■ Your instructions ■
Write out the listing below exactly, and omit any images you find in it.

----

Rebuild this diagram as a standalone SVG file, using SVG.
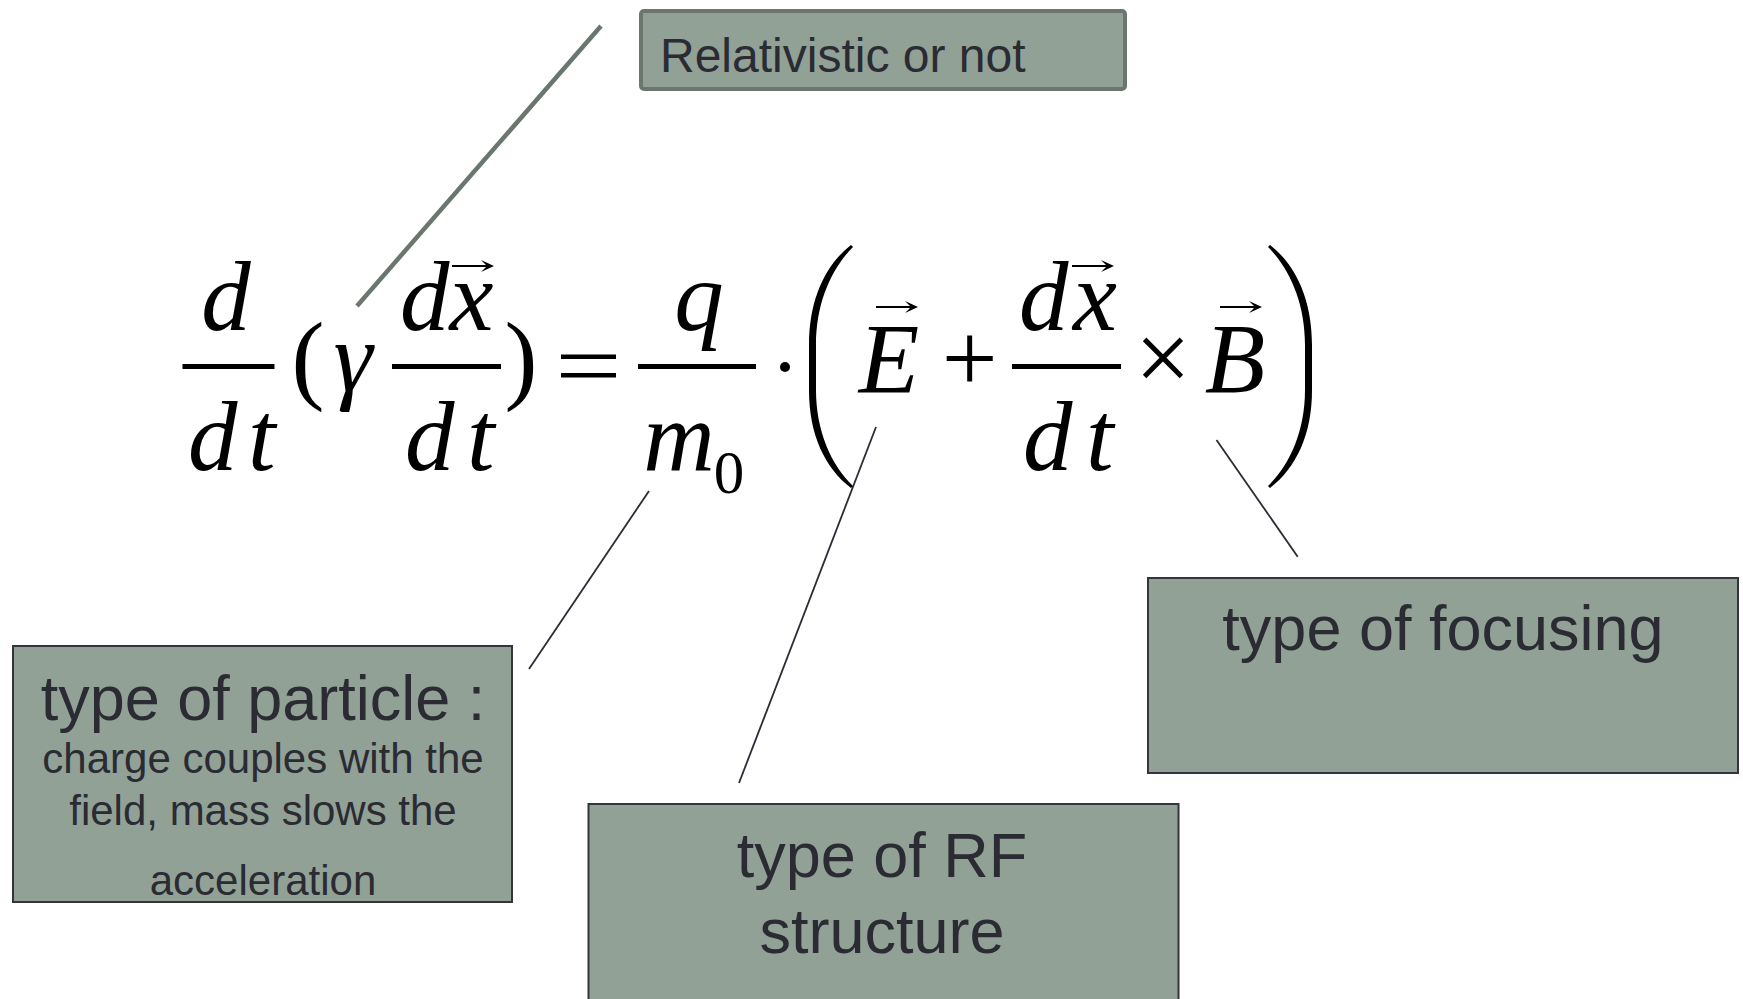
<svg xmlns="http://www.w3.org/2000/svg" width="1743" height="999" viewBox="0 0 1743 999">
<style>
.box{fill:#91a196;stroke:#33343d;stroke-width:2}
.lbl{font-family:"Liberation Sans",Arial,sans-serif;fill:#2a2b33;text-anchor:middle}
.m{font-family:"Liberation Serif","Times New Roman",serif;font-style:italic;font-size:99px;fill:#000;text-anchor:middle}
.ms{font-family:"Liberation Serif","Times New Roman",serif;font-style:italic;font-size:99px;fill:#000}
.r{font-family:"Liberation Serif","Times New Roman",serif;font-size:99px;fill:#000;text-anchor:middle}
.bar{fill:#000}
.conn{stroke:#2b2b35;stroke-width:1.8;fill:none}
</style>
<defs>
<path id="vec" d="M0,-1 H34 L29,-6 L42,0 L29,6 L34,1 H0 Z" fill="#000"/>
</defs>
<rect width="1743" height="999" fill="#fff"/>
<g id="connectors">
<line x1="601" y1="26" x2="357" y2="306" stroke="#6b776e" stroke-width="4.5"/>
<line class="conn" x1="649" y1="491" x2="529" y2="669"/>
<line class="conn" x1="876" y1="427" x2="739" y2="783"/>
<line class="conn" x1="1216.5" y1="440" x2="1297.7" y2="556.7"/>
</g>
<g id="equation">
<text class="m" x="226" y="330">d</text>
<rect class="bar" x="182.5" y="364" width="92" height="5"/>
<text class="ms" x="188" y="470">d<tspan dx="10.5">t</tspan></text>
<text class="r" x="308" y="391">(</text>
<text class="m" x="353" y="391">γ</text>
<rect class="bar" x="392" y="364" width="109" height="5"/>
<text class="ms" x="400" y="330">dx</text>
<use href="#vec" x="452" y="266"/>
<text class="ms" x="405" y="470">d<tspan dx="12.5">t</tspan></text>
<text class="r" x="521" y="391">)</text>
<rect class="bar" x="561" y="354.5" width="55" height="4.5"/>
<rect class="bar" x="561" y="373" width="55" height="4.5"/>
<text class="m" x="699" y="330">q</text>
<rect class="bar" x="638" y="364" width="118" height="5"/>
<text class="m" x="679" y="470">m</text>
<text class="r" x="729" y="493" style="font-size:61px">0</text>
<circle cx="785" cy="367" r="5"/>
<path d="M851,245 C825,265 809,300 809,345 L809,390 C809,435 825,468 851,488 L853,486 C832,466 816,432 816,390 L816,345 C816,302 832,268 853,247 Z"/>
<text class="m" x="889" y="391.7">E</text>
<use href="#vec" x="876" y="307"/>
<text class="r" x="969.6" y="391.7">+</text>
<rect class="bar" x="1012" y="364" width="109" height="5"/>
<text class="ms" x="1019" y="330">d<tspan dx="4.5">x</tspan></text>
<use href="#vec" x="1072" y="266"/>
<text class="ms" x="1023" y="470">d<tspan dx="13.5">t</tspan></text>
<text class="r" x="1163" y="391">×</text>
<text class="m" x="1235" y="391.7">B</text>
<use href="#vec" x="1220" y="307"/>
<path d="M1270,245 C1296,265 1312,300 1312,345 L1312,390 C1312,435 1296,468 1270,488 L1268,486 C1289,466 1305,432 1305,390 L1305,345 C1305,302 1289,268 1268,247 Z"/>
</g>
<g id="relativistic">
<rect x="641" y="11" width="484" height="78" rx="3" fill="#91a196" stroke="#6b776e" stroke-width="4"/>
<text class="lbl" x="660" y="72" style="font-size:48px;text-anchor:start">Relativistic or not</text>
</g>
<g id="particle">
<rect class="box" x="13" y="646" width="499" height="256"/>
<text class="lbl" x="263" y="720" style="font-size:63px">type of particle :</text>
<text class="lbl" x="263" y="773" style="font-size:42px">charge couples with the</text>
<text class="lbl" x="263" y="825" style="font-size:42px">field, mass slows the</text>
<text class="lbl" x="263" y="895" style="font-size:42px">acceleration</text>
</g>
<g id="rf">
<rect class="box" x="588.5" y="804" width="590" height="210"/>
<text class="lbl" x="882" y="877" style="font-size:63px">type of RF</text>
<text class="lbl" x="882" y="953" style="font-size:63px">structure</text>
</g>
<g id="focusing">
<rect class="box" x="1148" y="578" width="590" height="195"/>
<text class="lbl" x="1443" y="650" style="font-size:63px">type of focusing</text>
</g>
</svg>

----

■ Result of the task ■
Rebuild this diagram as a standalone SVG file, using SVG.
<svg xmlns="http://www.w3.org/2000/svg" width="1743" height="999" viewBox="0 0 1743 999">
<style>
.box{fill:#91a196;stroke:#33343d;stroke-width:2}
.lbl{font-family:"Liberation Sans",Arial,sans-serif;fill:#2a2b33;text-anchor:middle}
.m{font-family:"Liberation Serif","Times New Roman",serif;font-style:italic;font-size:99px;fill:#000;text-anchor:middle}
.ms{font-family:"Liberation Serif","Times New Roman",serif;font-style:italic;font-size:99px;fill:#000}
.r{font-family:"Liberation Serif","Times New Roman",serif;font-size:99px;fill:#000;text-anchor:middle}
.bar{fill:#000}
.conn{stroke:#2b2b35;stroke-width:1.8;fill:none}
</style>
<defs>
<path id="vec" d="M0,-1 H34 L29,-6 L42,0 L29,6 L34,1 H0 Z" fill="#000"/>
</defs>
<rect width="1743" height="999" fill="#fff"/>
<g id="connectors">
<line x1="601" y1="26" x2="357" y2="306" stroke="#6b776e" stroke-width="4.5"/>
<line class="conn" x1="649" y1="491" x2="529" y2="669"/>
<line class="conn" x1="876" y1="427" x2="739" y2="783"/>
<line class="conn" x1="1216.5" y1="440" x2="1297.7" y2="556.7"/>
</g>
<g id="equation">
<text class="m" x="226" y="330">d</text>
<rect class="bar" x="182.5" y="364" width="92" height="5"/>
<text class="ms" x="188" y="470">d<tspan dx="10.5">t</tspan></text>
<text class="r" x="308" y="391">(</text>
<text class="m" x="353" y="391">γ</text>
<rect class="bar" x="392" y="364" width="109" height="5"/>
<text class="ms" x="400" y="330">dx</text>
<use href="#vec" x="452" y="266"/>
<text class="ms" x="405" y="470">d<tspan dx="12.5">t</tspan></text>
<text class="r" x="521" y="391">)</text>
<rect class="bar" x="561" y="354.5" width="55" height="4.5"/>
<rect class="bar" x="561" y="373" width="55" height="4.5"/>
<text class="m" x="699" y="330">q</text>
<rect class="bar" x="638" y="364" width="118" height="5"/>
<text class="m" x="679" y="470">m</text>
<text class="r" x="729" y="493" style="font-size:61px">0</text>
<circle cx="785" cy="367" r="5"/>
<path d="M851,245 C825,265 809,300 809,345 L809,390 C809,435 825,468 851,488 L853,486 C832,466 816,432 816,390 L816,345 C816,302 832,268 853,247 Z"/>
<text class="m" x="889" y="391.7">E</text>
<use href="#vec" x="876" y="307"/>
<text class="r" x="969.6" y="391.7">+</text>
<rect class="bar" x="1012" y="364" width="109" height="5"/>
<text class="ms" x="1019" y="330">d<tspan dx="4.5">x</tspan></text>
<use href="#vec" x="1072" y="266"/>
<text class="ms" x="1023" y="470">d<tspan dx="13.5">t</tspan></text>
<text class="r" x="1163" y="391">×</text>
<text class="m" x="1235" y="391.7">B</text>
<use href="#vec" x="1220" y="307"/>
<path d="M1270,245 C1296,265 1312,300 1312,345 L1312,390 C1312,435 1296,468 1270,488 L1268,486 C1289,466 1305,432 1305,390 L1305,345 C1305,302 1289,268 1268,247 Z"/>
</g>
<g id="relativistic">
<rect x="641" y="11" width="484" height="78" rx="3" fill="#91a196" stroke="#6b776e" stroke-width="4"/>
<text class="lbl" x="660" y="72" style="font-size:48px;text-anchor:start">Relativistic or not</text>
</g>
<g id="particle">
<rect class="box" x="13" y="646" width="499" height="256"/>
<text class="lbl" x="263" y="720" style="font-size:63px">type of particle :</text>
<text class="lbl" x="263" y="773" style="font-size:42px">charge couples with the</text>
<text class="lbl" x="263" y="825" style="font-size:42px">field, mass slows the</text>
<text class="lbl" x="263" y="895" style="font-size:42px">acceleration</text>
</g>
<g id="rf">
<rect class="box" x="588.5" y="804" width="590" height="210"/>
<text class="lbl" x="882" y="877" style="font-size:63px">type of RF</text>
<text class="lbl" x="882" y="953" style="font-size:63px">structure</text>
</g>
<g id="focusing">
<rect class="box" x="1148" y="578" width="590" height="195"/>
<text class="lbl" x="1443" y="650" style="font-size:63px">type of focusing</text>
</g>
</svg>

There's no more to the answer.